Edina Füsti

Personal information
- Nationality: Hungary
- Born: 24 June 1982 (age 44) Ózd, Hungary
- Height: 1.64 m (5 ft 4+1⁄2 in)
- Weight: 50 kg (110 lb)

Sport
- Sport: Athletics
- Event: Race walking
- Club: Tatabányai SC

Achievements and titles
- Personal bests: 10 km walk: 47:25 (2008) 20 km walk: 1:34:07 (2012)

= Edina Füsti =

Hungarian race walker

Edina Füsti (born 24 June 1982 in Ózd) is a female Hungarian race walker. She is a six-time national champion (2002–2007) for the 20 km race walk. Fusti made her official debut for the 2004 Summer Olympics in Athens, where she placed forty-fourth in the women's 20 km race walk, with a time of 1:39:45.
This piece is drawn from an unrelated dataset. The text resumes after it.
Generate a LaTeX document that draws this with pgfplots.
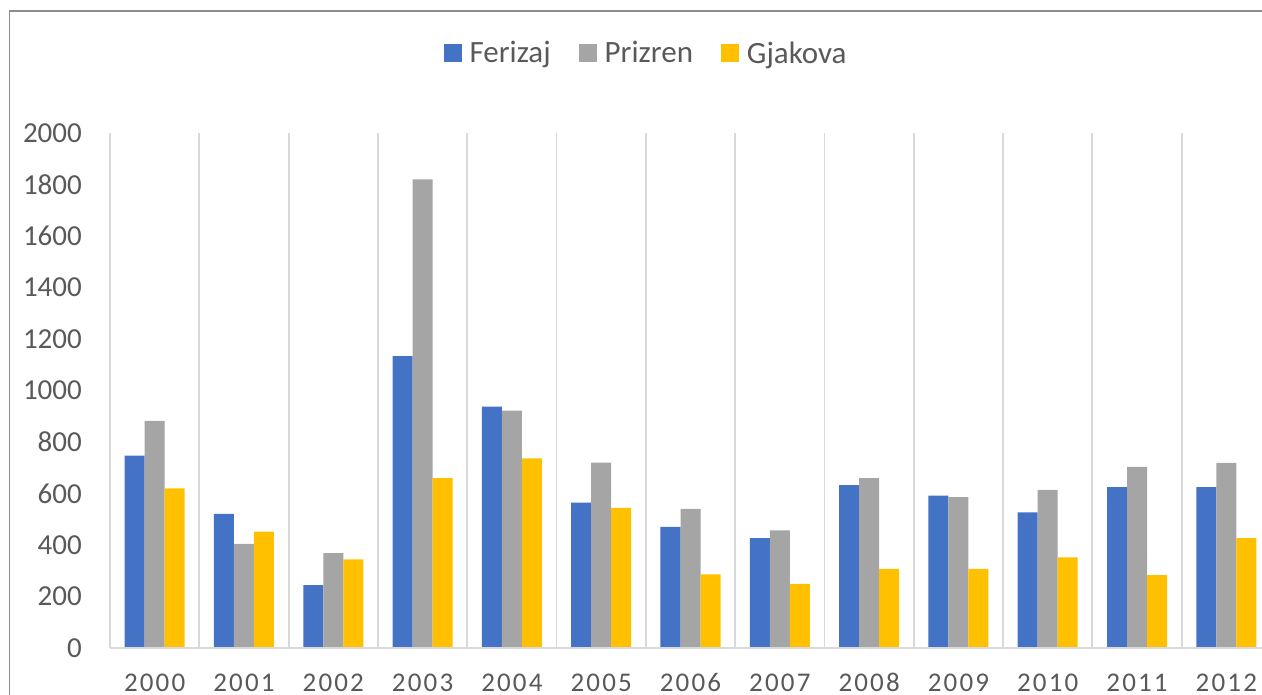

At the 2008 Summer Olympics in Beijing, Fusti competed for the second time in the 20 km race walk. Despite the tumultuous weather, she was able to finish and complete the race in thirty-ninth place by nearly eleven seconds behind El Salvador's Veronica Colindres, with her fastest possible time of 1:37:03.

Fusti is also a member of Tatabányai SC, being coached and trained by Antal Kiss.